DATA SEGMENT ::
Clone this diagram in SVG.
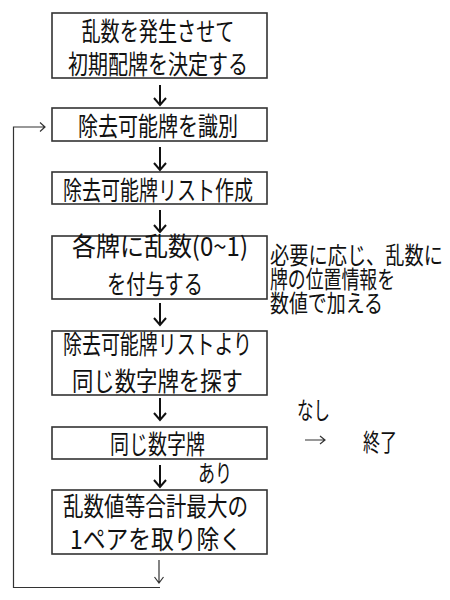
<svg xmlns="http://www.w3.org/2000/svg" width="450" height="600" viewBox="0 0 450 600">
<defs>
<style>
.box{fill:#fff;stroke:#333;stroke-width:1.6}
.t{font-family:"Noto Sans CJK JP","Noto Sans",sans-serif;font-size:26px;fill:#111;text-anchor:middle}
.s{font-family:"Noto Sans CJK JP","Noto Sans",sans-serif;font-size:24px;fill:#111}
.c{fill:none;stroke:#111;stroke-width:2}
.ct{fill:none;stroke:#333;stroke-width:1.2}
</style>
</defs>
<rect width="450" height="600" fill="#fff"/>
<g id="n1"><rect class="box" x="52" y="13" width="215" height="65"/>
<text class="t" x="158" y="41" textLength="153" lengthAdjust="spacingAndGlyphs">乱数を発生させて</text>
<text class="t" x="158" y="74" textLength="180" lengthAdjust="spacingAndGlyphs">初期配牌を決定する</text></g>
<g id="n2"><rect class="box" x="52" y="108" width="215" height="33"/>
<text class="t" x="158" y="136" textLength="160" lengthAdjust="spacingAndGlyphs">除去可能牌を識別</text></g>
<g id="n3"><rect class="box" x="52" y="172" width="215" height="32"/>
<text class="t" x="158" y="200" textLength="190" lengthAdjust="spacingAndGlyphs">除去可能牌リスト作成</text></g>
<g id="n4"><rect class="box" x="52" y="236" width="215" height="63"/>
<text class="t" x="160" y="256" textLength="176" lengthAdjust="spacingAndGlyphs">各牌に乱数(0~1)</text>
<text class="t" x="155" y="294" textLength="96" lengthAdjust="spacingAndGlyphs">を付与する</text></g>
<g id="n5"><rect class="box" x="52" y="331" width="215" height="64"/>
<text class="t" x="157.5" y="354" textLength="189" lengthAdjust="spacingAndGlyphs">除去可能牌リストより</text>
<text class="t" x="157.5" y="391" textLength="171" lengthAdjust="spacingAndGlyphs">同じ数字牌を探す</text></g>
<g id="n6"><rect class="box" x="52" y="427" width="215" height="32"/>
<text class="t" x="157.5" y="454" textLength="95" lengthAdjust="spacingAndGlyphs">同じ数字牌</text></g>
<g id="n7"><rect class="box" x="52" y="490" width="215" height="64"/>
<text class="t" x="155.5" y="516" textLength="185" lengthAdjust="spacingAndGlyphs">乱数値等合計最大の</text>
<text class="t" x="156" y="549" textLength="172" lengthAdjust="spacingAndGlyphs">1ペアを取り除く</text></g>
<g id="note">
<text class="s" x="270" y="264" textLength="173" lengthAdjust="spacingAndGlyphs">必要に応じ、乱数に</text>
<text class="s" x="270" y="288" textLength="125" lengthAdjust="spacingAndGlyphs">牌の位置情報を</text>
<text class="s" x="270" y="312" textLength="113" lengthAdjust="spacingAndGlyphs">数値で加える</text>
</g>
<g id="end"><text class="s" x="363" y="451" textLength="34" lengthAdjust="spacingAndGlyphs">終了</text></g>
<g id="labels">
<text class="s" x="297" y="419" textLength="33" lengthAdjust="spacingAndGlyphs">なし</text>
<text class="s" x="198" y="482" textLength="34" lengthAdjust="spacingAndGlyphs">あり</text>
</g>
<g id="connectors">
<path class="c" d="M160 85V105M154 98L160 105L166 98"/>
<path class="c" d="M160 147V170M154 163L160 170L166 163"/>
<path class="c" d="M160 210V232M154 225L160 232L166 225"/>
<path class="c" d="M160 303V325M154 318L160 325L166 318"/>
<path class="c" d="M160 398V420M154 413L160 420L166 413"/>
<path class="c" d="M160 465V487M154 480L160 487L166 480"/>
<path class="ct" d="M159 560V583M154.5 577L159 583L163.5 577"/>
<path class="ct" d="M160 587.5H13.5V127H45M40 122.5L45 127L40 131.5"/>
<path class="ct" d="M305 440H325M320 436L325 440L320 444"/>
</g>
</svg>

TASK DESCRIPTION :: Leave out the pictures and restate everything else word for word.

FULL RESPONSE ::
Clone this diagram in SVG.
<svg xmlns="http://www.w3.org/2000/svg" width="450" height="600" viewBox="0 0 450 600">
<defs>
<style>
.box{fill:#fff;stroke:#333;stroke-width:1.6}
.t{font-family:"Noto Sans CJK JP","Noto Sans",sans-serif;font-size:26px;fill:#111;text-anchor:middle}
.s{font-family:"Noto Sans CJK JP","Noto Sans",sans-serif;font-size:24px;fill:#111}
.c{fill:none;stroke:#111;stroke-width:2}
.ct{fill:none;stroke:#333;stroke-width:1.2}
</style>
</defs>
<rect width="450" height="600" fill="#fff"/>
<g id="n1"><rect class="box" x="52" y="13" width="215" height="65"/>
<text class="t" x="158" y="41" textLength="153" lengthAdjust="spacingAndGlyphs">乱数を発生させて</text>
<text class="t" x="158" y="74" textLength="180" lengthAdjust="spacingAndGlyphs">初期配牌を決定する</text></g>
<g id="n2"><rect class="box" x="52" y="108" width="215" height="33"/>
<text class="t" x="158" y="136" textLength="160" lengthAdjust="spacingAndGlyphs">除去可能牌を識別</text></g>
<g id="n3"><rect class="box" x="52" y="172" width="215" height="32"/>
<text class="t" x="158" y="200" textLength="190" lengthAdjust="spacingAndGlyphs">除去可能牌リスト作成</text></g>
<g id="n4"><rect class="box" x="52" y="236" width="215" height="63"/>
<text class="t" x="160" y="256" textLength="176" lengthAdjust="spacingAndGlyphs">各牌に乱数(0~1)</text>
<text class="t" x="155" y="294" textLength="96" lengthAdjust="spacingAndGlyphs">を付与する</text></g>
<g id="n5"><rect class="box" x="52" y="331" width="215" height="64"/>
<text class="t" x="157.5" y="354" textLength="189" lengthAdjust="spacingAndGlyphs">除去可能牌リストより</text>
<text class="t" x="157.5" y="391" textLength="171" lengthAdjust="spacingAndGlyphs">同じ数字牌を探す</text></g>
<g id="n6"><rect class="box" x="52" y="427" width="215" height="32"/>
<text class="t" x="157.5" y="454" textLength="95" lengthAdjust="spacingAndGlyphs">同じ数字牌</text></g>
<g id="n7"><rect class="box" x="52" y="490" width="215" height="64"/>
<text class="t" x="155.5" y="516" textLength="185" lengthAdjust="spacingAndGlyphs">乱数値等合計最大の</text>
<text class="t" x="156" y="549" textLength="172" lengthAdjust="spacingAndGlyphs">1ペアを取り除く</text></g>
<g id="note">
<text class="s" x="270" y="264" textLength="173" lengthAdjust="spacingAndGlyphs">必要に応じ、乱数に</text>
<text class="s" x="270" y="288" textLength="125" lengthAdjust="spacingAndGlyphs">牌の位置情報を</text>
<text class="s" x="270" y="312" textLength="113" lengthAdjust="spacingAndGlyphs">数値で加える</text>
</g>
<g id="end"><text class="s" x="363" y="451" textLength="34" lengthAdjust="spacingAndGlyphs">終了</text></g>
<g id="labels">
<text class="s" x="297" y="419" textLength="33" lengthAdjust="spacingAndGlyphs">なし</text>
<text class="s" x="198" y="482" textLength="34" lengthAdjust="spacingAndGlyphs">あり</text>
</g>
<g id="connectors">
<path class="c" d="M160 85V105M154 98L160 105L166 98"/>
<path class="c" d="M160 147V170M154 163L160 170L166 163"/>
<path class="c" d="M160 210V232M154 225L160 232L166 225"/>
<path class="c" d="M160 303V325M154 318L160 325L166 318"/>
<path class="c" d="M160 398V420M154 413L160 420L166 413"/>
<path class="c" d="M160 465V487M154 480L160 487L166 480"/>
<path class="ct" d="M159 560V583M154.5 577L159 583L163.5 577"/>
<path class="ct" d="M160 587.5H13.5V127H45M40 122.5L45 127L40 131.5"/>
<path class="ct" d="M305 440H325M320 436L325 440L320 444"/>
</g>
</svg>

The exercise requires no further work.